Kurdish officials have said talks between SDF commander Mazloum Abdi and Syria’s transitional president, Ahmed al-Sharaa, produced no progress, while fighting has continued in and around Hasaka province and other parts of northeastern Syria.

The SDF has also accused Damascus-aligned factions of violating the ceasefire and escalating attacks, while Syrian officials have accused the SDF of undermining state authority and using the Islamic State detainee issue as leverage.

Fidan said Ankara was concerned about what he described as recurring “Islamic State games” in Syria, language used by Turkish officials to suggest the militant group is being exploited to influence the battlefield and political bargaining.

Turkey has positioned itself as the strongest foreign backer of Syria’s new authorities and has pushed for the dismantling of Kurdish-led self-rule along its border. Ankara views the SDF as tied to the Kurdistan Workers’ Party (PKK), a militant group that has fought a decades-long insurgency inside Turkey and is designated as a terrorist organization by Turkey and its Western allies.

The SDF was the main US partner in the ground fight against the Islamic State group in Syria and has controlled wide areas in the northeast since civil war erupted in 2011. That territory includes detention sites holding thousands of suspected Islamic State members and sprawling camps where families of militants are held, a long-running security burden that Western governments have warned could fuel a militant resurgence if the region destabilizes.

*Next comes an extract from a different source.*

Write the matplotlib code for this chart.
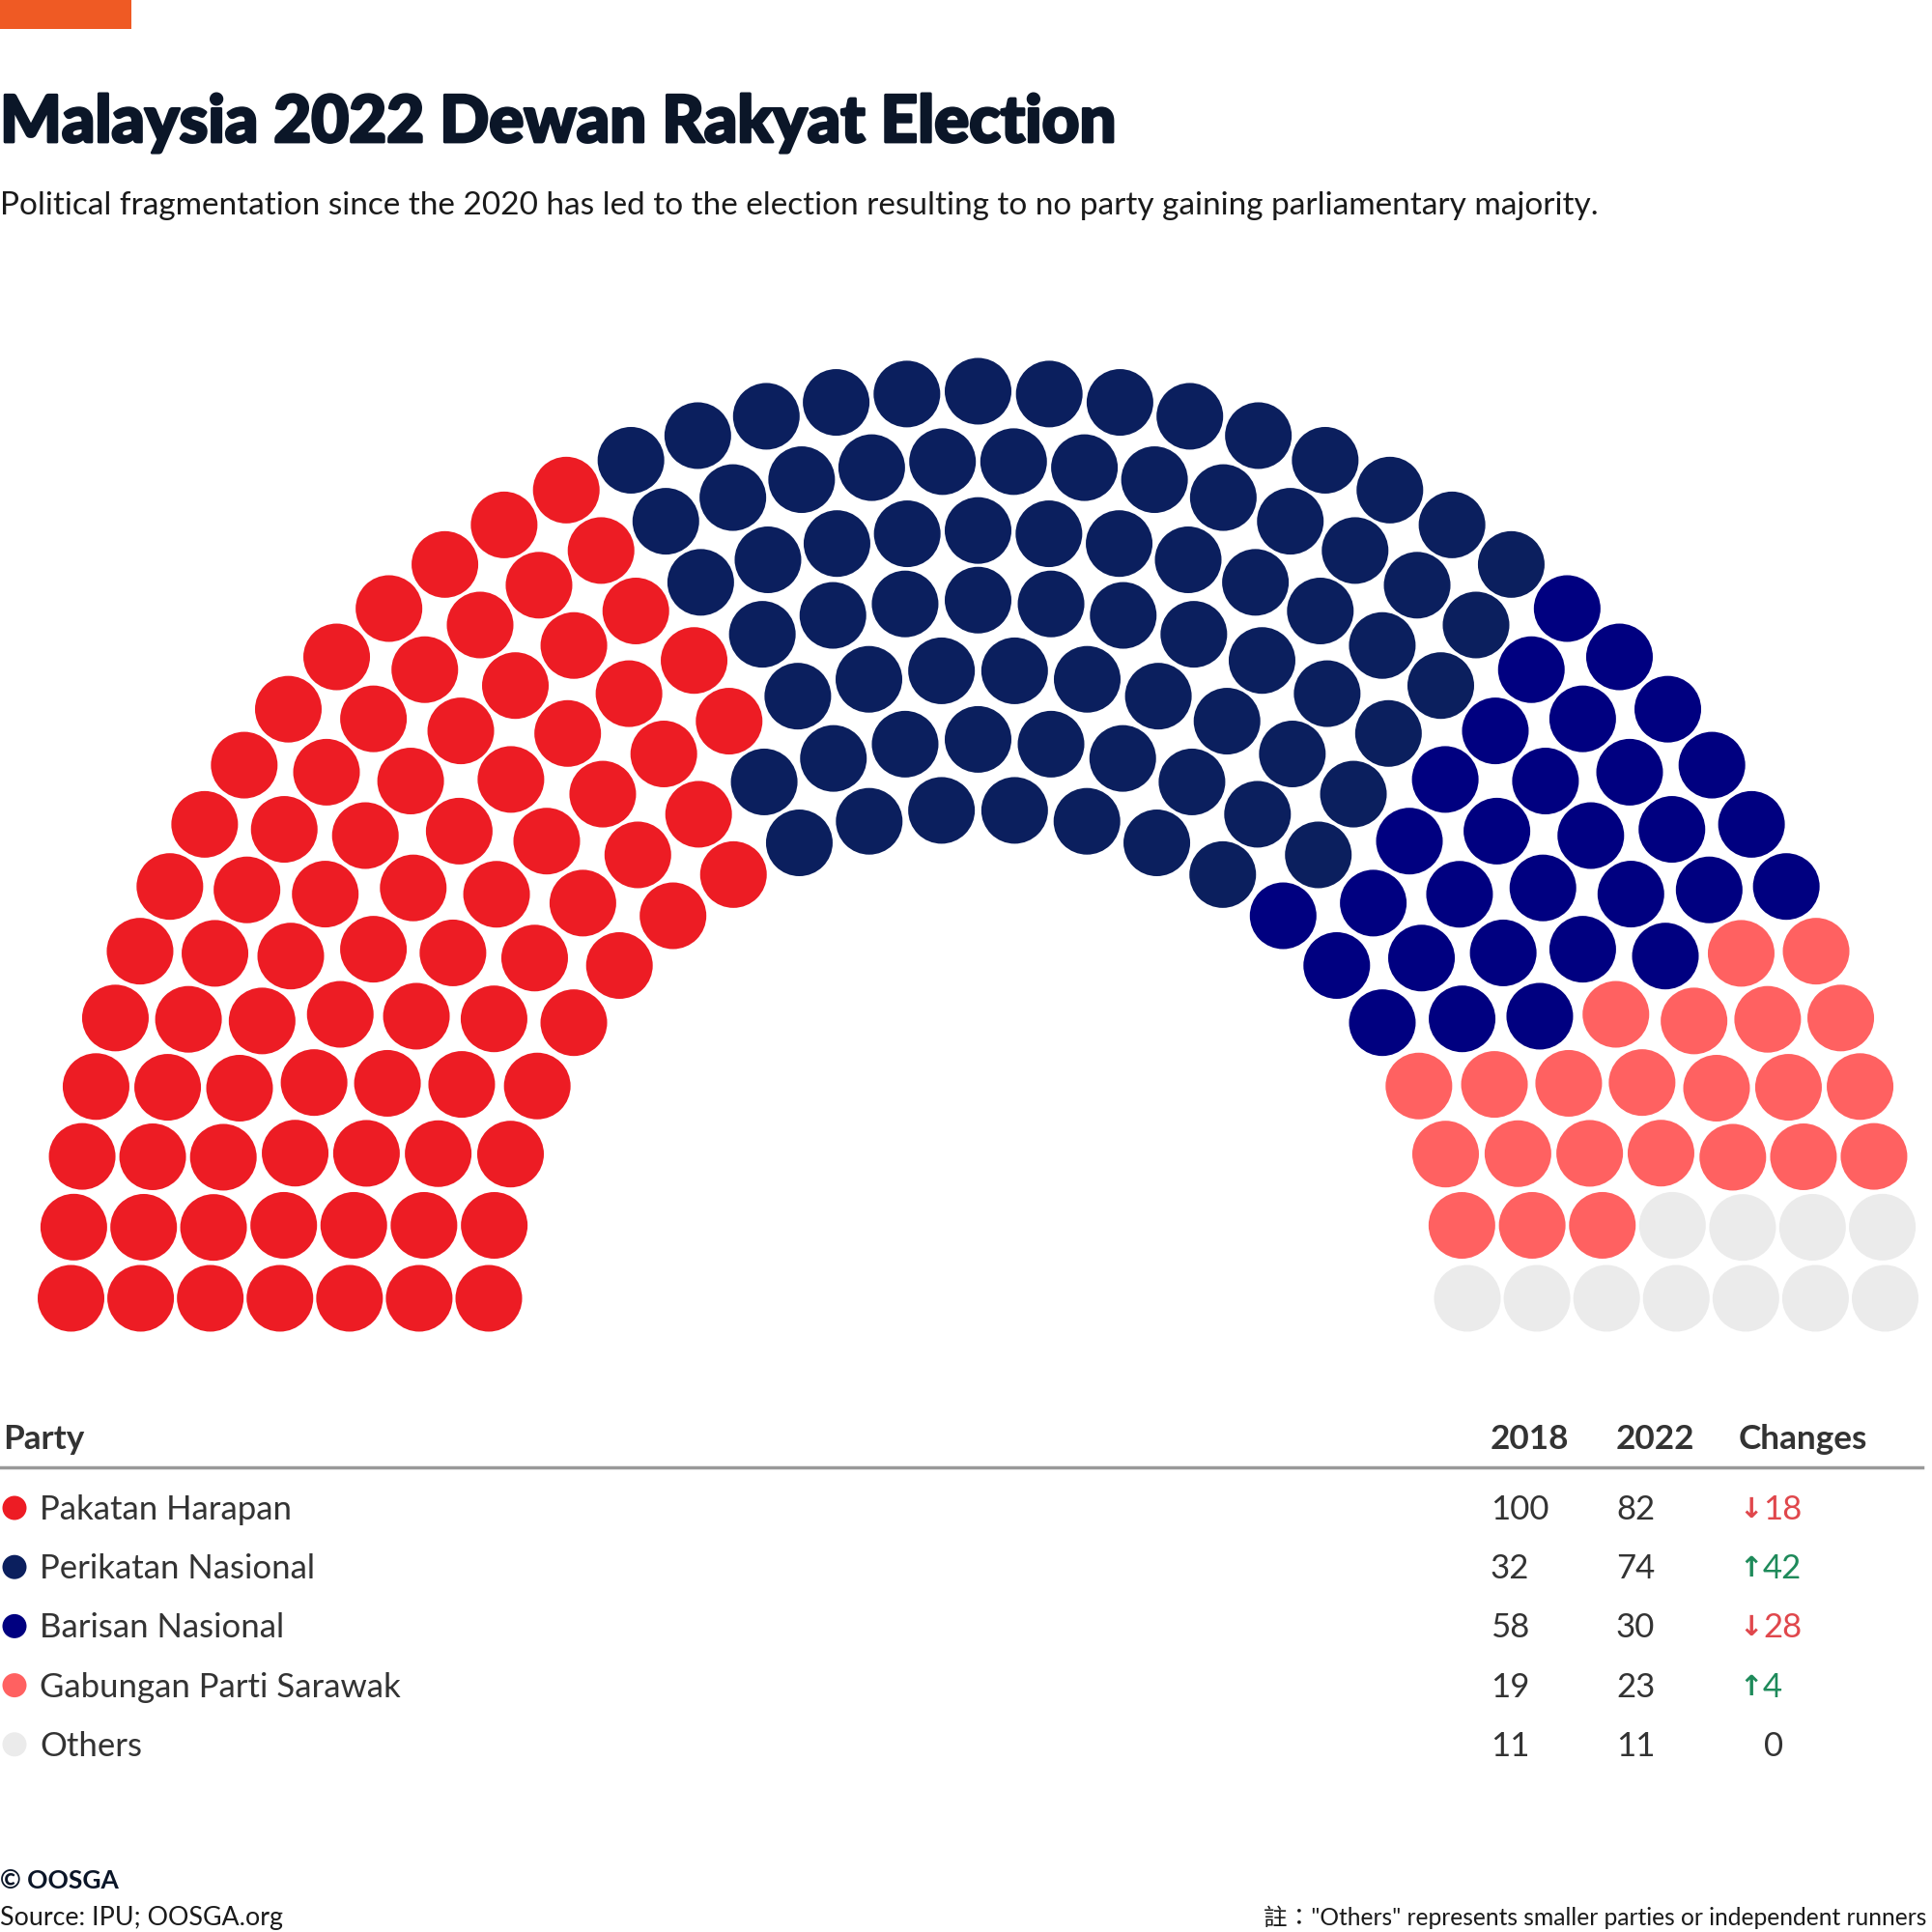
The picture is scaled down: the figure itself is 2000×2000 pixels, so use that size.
import numpy as np
import matplotlib.pyplot as plt
import matplotlib.patheffects as pe
from matplotlib.patches import Circle, Rectangle

## data
parties    = ['Pakatan Harapan', 'Perikatan Nasional', 'Barisan Nasional',
              'Gabungan Parti Sarawak', 'Others']
seats_2018 = [100, 32, 58, 19, 11]
seats_2022 = [82, 74, 30, 23, 11]
colors     = ['#ED1C24', '#0B1F5E', '#000080', '#FF6161', '#EBEBEB']

title    = 'Malaysia 2022 Dewan Rakyat Election'
subtitle = ('Political fragmentation since the 2020 has led to the election '
            'resulting to no party gaining parliamentary majority.')

## hemicycle geometry (pixels)
cx, cy       = 1012.5, 1344.0
r_in, r_out  = 506.5, 939.0
n_rings      = 7
dot_r        = 34.5

total = sum(seats_2022)
radii = np.linspace(r_in, r_out, n_rings)
share = total * radii / radii.sum()
per_ring = np.floor(share).astype(int)
left = total - per_ring.sum()
for i in np.argsort(-(share - per_ring))[:left]:
    per_ring[i] += 1

seats = []
for i, (r, n) in enumerate(zip(radii, per_ring)):
    for j in range(n):
        th = np.pi * (1 - j / (n - 1))
        seats.append((-th, i, cx + r*np.cos(th), cy - r*np.sin(th)))
seats.sort()

seat_colors = []
for c, n in zip(colors, seats_2022):
    seat_colors += [c] * n

fig = plt.figure(figsize=(20, 20), dpi=100)
ax = fig.add_axes([0, 0, 1, 1])
ax.set_xlim(0, 2000)
ax.set_ylim(2000, 0)
ax.axis('off')

for (_, _, x, y), c in zip(seats, seat_colors):
    ax.add_patch(Circle((x, y), dot_r, color=c, lw=0))

## header
ax.add_patch(Rectangle((0, 0), 136, 30, color='#EF5A24', lw=0))
ax.text(0, 147, title, fontsize=48.4, fontweight='black', family='Lato',
        color='#0B1628', va='baseline',
        path_effects=[pe.withStroke(linewidth=2, foreground='#0B1628')])
ax.text(0, 222, subtitle, fontsize=24, family='Lato', color='#1a1a1a',
        va='baseline')

## table
fam = ['Lato', 'DejaVu Sans']
col_x = [3, 1543, 1673, 1800]
hy = 1490
for x, h in zip(col_x, ['Party', '2018', '2022', 'Changes']):
    ax.text(x, hy, h, fontsize=25.3, fontweight='bold', family=fam,
            color='#333333', va='center')
ax.plot([0, 1990], [1519, 1519], color='#999999', lw=2.5)

row_y = 1563
fs = 25
for k, p in enumerate(parties):
    y = row_y + k * 61.2
    ax.add_patch(Circle((15, y - 2), 12.5, color=colors[k], lw=0))
    ax.text(41, y, p, fontsize=fs, family=fam, color='#333333', va='center')
    ax.text(col_x[1], y, str(seats_2018[k]), fontsize=fs, family=fam,
            color='#333333', va='center')
    ax.text(col_x[2], y, str(seats_2022[k]), fontsize=fs, family=fam,
            color='#333333', va='center')
    d = seats_2022[k] - seats_2018[k]
    if d > 0:
        ax.text(col_x[3], y, '\u2191', fontsize=21, fontweight='bold',
                family='DejaVu Sans', color='#1E8A5A', va='center')
        ax.text(1825, y, str(d), fontsize=fs, family=fam, color='#1E8A5A',
                va='center')
    elif d < 0:
        ax.text(col_x[3], y, '\u2193', fontsize=21, fontweight='bold',
                family='DejaVu Sans', color='#E0474C', va='center')
        ax.text(1825, y, str(-d), fontsize=fs, family=fam, color='#E0474C',
                va='center')
    else:
        ax.text(1826, y, '0', fontsize=fs, family=fam, color='#333333',
                va='center')

## footer
ax.text(0, 1955, '\u00a9 OOSGA', fontsize=19, fontweight='bold', family=fam,
        color='#0B1628', va='baseline')
ax.text(0, 1993, 'Source: IPU; OOSGA.org', fontsize=19.3, family=fam,
        color='#1a1a1a', va='baseline')
ax.text(1994, 1993, '\u8a3b\uff1a"Others" represents smaller parties or independent runners',
        fontsize=17.7, family=['Lato', 'Noto Sans CJK TC'], color='#1a1a1a',
        va='baseline', ha='right')

fig.savefig('out.png', dpi=100, facecolor='white')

Reports from Kurdish outlets and regional media also suggested on Monday that Damascus is now pressing for harsher terms after battlefield shifts, including demands that the Kurdish-led administration dismantle its governing structures and hand over authority more quickly and more fully than Kurdish leaders expected.

Those claims reflect a growing gap between what the deal outlines in principle and what each side wants in practice, particularly over whether Kurdish forces will be absorbed into Syria’s army as individuals or retain a unified command structure.

Fidan said Turkey has been on the front lines of the campaign against the Islamic State group and would continue working closely with Syria’s new authorities, framing Ankara’s position as support for stability and state control.

His remarks came as protests inside Turkey have expanded in response to the Syrian offensive. Turkey’s main pro-Kurdish party has organized demonstrations at the border and accused Ankara of backing an assault that targets Kurdish communities.